Полтора часа моей оперы – это сквозное действие, там нет номерной структуры, звучание не прерывается ни на секунду. Есть некоторые внутренние соответствия условных разделов музыки и текста (Третье и Последнее действия романа, разделенные двумя Интермедиями), но извне, по эту сторону музыкальной ткани, это членение не прослушивается, все звучит как один полуторачасовой трек. При этом весь текст пропевается без купюр, но нет структуры реплик, диалогов, часто даже речевого синтаксиса. Там всё как бы заряжает друг друга, из одного прорастает в другое. Или одно подталкивается другим. Практически всегда все поют и играют, отдыхать музыкантам в этой партитуре некогда. А в кульминации такое давление звука, что в некоторых местах пара исполнителей – я подглядел – подписали себе в партиях «надеть беруши», то есть громкость немыслимая и это надолго.

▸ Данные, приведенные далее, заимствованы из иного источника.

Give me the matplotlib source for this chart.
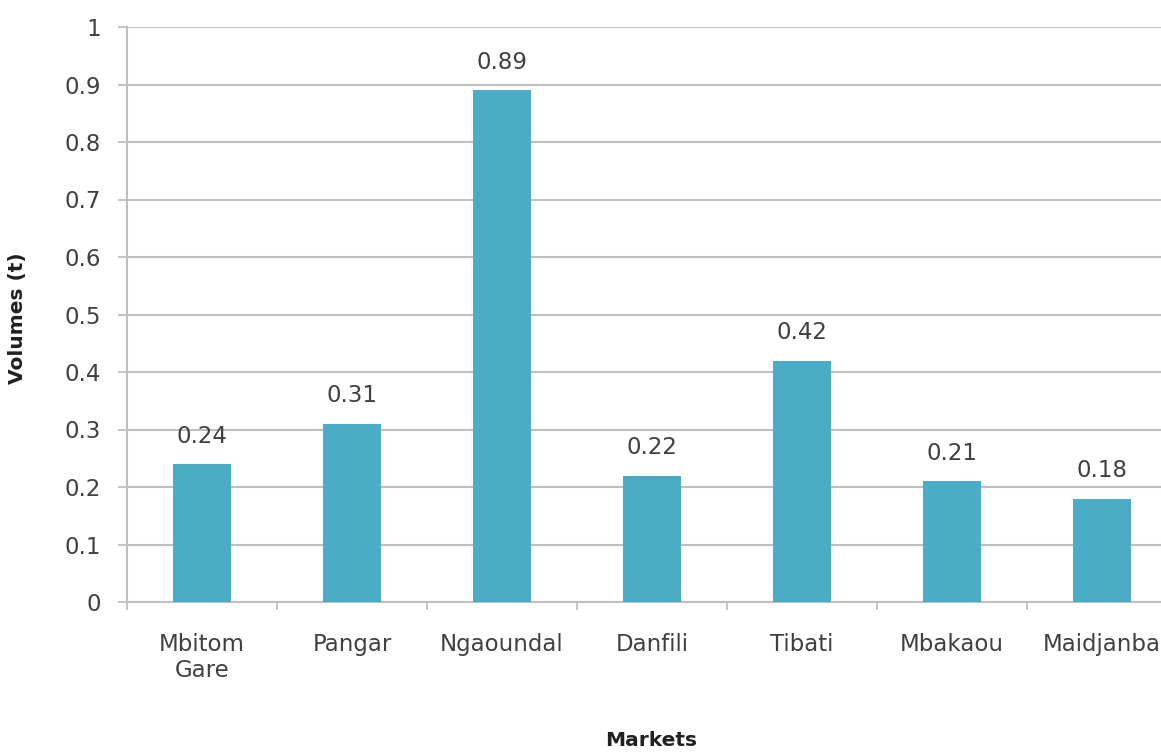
import numpy as np
import matplotlib
matplotlib.use('Agg')
import matplotlib.pyplot as plt

# market volumes
markets = ['Mbitom\nGare', 'Pangar', 'Ngaoundal', 'Danfili', 'Tibati', 'Mbakaou', 'Maidjanba']
volumes = [0.24, 0.31, 0.89, 0.22, 0.42, 0.21, 0.18]
yticks = [0, 0.1, 0.2, 0.3, 0.4, 0.5, 0.6, 0.7, 0.8, 0.9, 1]
ytick_labels = ['0', '0.1', '0.2', '0.3', '0.4', '0.5', '0.6', '0.7', '0.8', '0.9', '1']

plt.rcParams['font.family'] = ['DejaVu Sans']
grey = '#bfbfbf'
text_col = '#404040'

fig = plt.figure(figsize=(11.61, 7.52), dpi=100)
# plot area runs past the right edge of the figure
ax = fig.add_axes([127/1161, 1-602/752, 1050/1161, 575/752])

x = np.arange(len(markets))
bars = ax.bar(x, volumes, width=0.39, color='#4BACC6', zorder=3)

for xi, v in zip(x, volumes):
    ax.annotate('%.2f' % v, (xi, v), xytext=(0, 20), textcoords='offset points',
                ha='center', va='center', fontsize=16.5, color=text_col)

ax.set_xlim(-0.5, len(markets) - 0.5)
ax.set_ylim(0, 1)
ax.set_yticks(yticks)
ax.set_yticklabels(ytick_labels, fontsize=16.5, color=text_col)
ax.set_xticks(x)
ax.set_xticklabels(markets, fontsize=16.5, color=text_col, linespacing=1.2)
ax.set_xticks(np.arange(-0.5, len(markets)), minor=True)
ax.tick_params(axis='x', which='major', length=0, pad=22)
ax.tick_params(axis='x', which='minor', length=6, color=grey, width=1.3)
ax.tick_params(axis='y', length=6.5, color=grey, width=1.3, pad=12)

ax.grid(axis='y', color=grey, linewidth=1.5, zorder=0)
for s in ['top', 'right']:
    ax.spines[s].set_visible(False)
for s in ['left', 'bottom']:
    ax.spines[s].set_color(grey)
    ax.spines[s].set_linewidth(1.5)

fig.text(18/1161, 1-318/752, 'Volumes (t)', fontsize=14.5, fontweight='bold',
         rotation=90, ha='center', va='center', color='#202020')
fig.text(651/1161, 1-740/752, 'Markets', fontsize=14.5, fontweight='bold',
         ha='center', va='center', color='#202020')

fig.savefig('out.png', dpi=100)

Это моя третья – после «Синей бороды» и «Двух актов» – опера, и у меня не было проблем с работой в крупной сценической форме. Был долгий период соотнесения себя с причудливым юханановским миром, а потом вдруг паззл собрался и возникло ощущение, что «мгновенье – и стихи свободно потекут». И действительно, написалось все легко и азартно, за 4 месяца. Параллельно даже успел сделать музыку к спектаклю «Теллурия» в Александринке и поучаствовать в нескольких музыкальных фестивалях. Это удалось потому, что привычного «работать над оперой» – в смысле сидеть где-нибудь на даче в уединении – здесь не потребовалось, я слышал в себе готовую партитуру, все время ходил с нотной бумагой и писал везде где только можно. Выглядя иногда, как я сейчас понимаю, довольно комично. Меня несло. И, как правило, это хороший знак. В чем я потом убедился на репетициях – мне понравилось то, что получилось. Надеюсь, не только мне.